Probably the best village in the world
The Pepper Pot Houses (or Mustard Pot Houses) were set on the entrance to Bucklesham Hall. They were called North Lodge and South Lodge and were homes for the farm workers.
Nacton resident John Norris recalls, "My father worked as a tractor driver for Mr Ravenshear and the Pot was for him and my mother to live in. I don’t know how long they lived in it but I know they liked it. We are sure they lived in it around 1950. The North Lodge would officially be in Brightwell Village, and the South Lodge would have been Bucklesham, as the boundary between the two Parishes runs down the entrance to Bucklesham Hall and therefore between the two pots."
John Bater, now living in Kettleburgh, shared his memories with us ~
"I was born and lived at Bucklesham Hall until I married in 1960.
Alf and Polly lived in one of the two mustard pots on the north side of the entrance and Mac Briggs lived on the south side. They were lovely little lodges with a kitchen, sitting room and two bedrooms. A kitchen stove and an open fire in the sitting room with a central chimney kept the rooms warm.
My father supplied milk to Martlesham aerodrome for the duration of the war. I remember that the field opposite the school had a row of poles across the middle, presumably to stop aircraft landing there. We also had two searchlights on the farm, one was quite close to the Chapel and the other was adjacent to the army camp situated at the top of Brightwell hill.
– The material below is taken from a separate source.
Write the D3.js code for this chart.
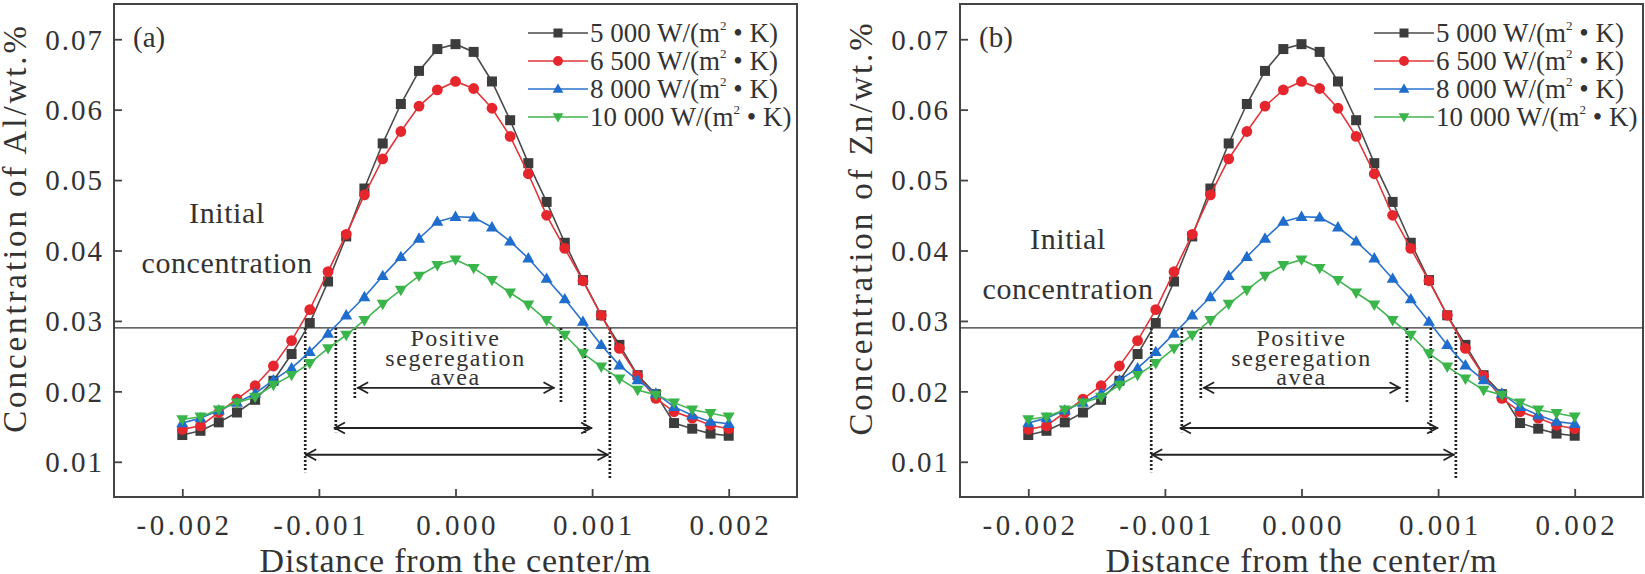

In the days before D day the woods on the farm filled with army lorries and tanks. I remember the day I woke to find that they had disappeared!
When my father died in 1960, Peter Ravenshear took over the farm, so I had to find new pastures.
In memory of my father’s thirty years at Bucklesham Hall I gave the wrought iron gates which are now situated at the south entrance of the churchyard."
Mrs Evelyn Bloomfield recalls the two houses and many of the residents who lived there, "When Mr Bater farmed the land at Bucklesham Hall they used to collect their water from the well in 'Well Field' just opposite the Lodges. I can remember one year working on the land harvesting, with my Father and some German POWs."
If you look closely you can see the well is marked with a 'W' on the map.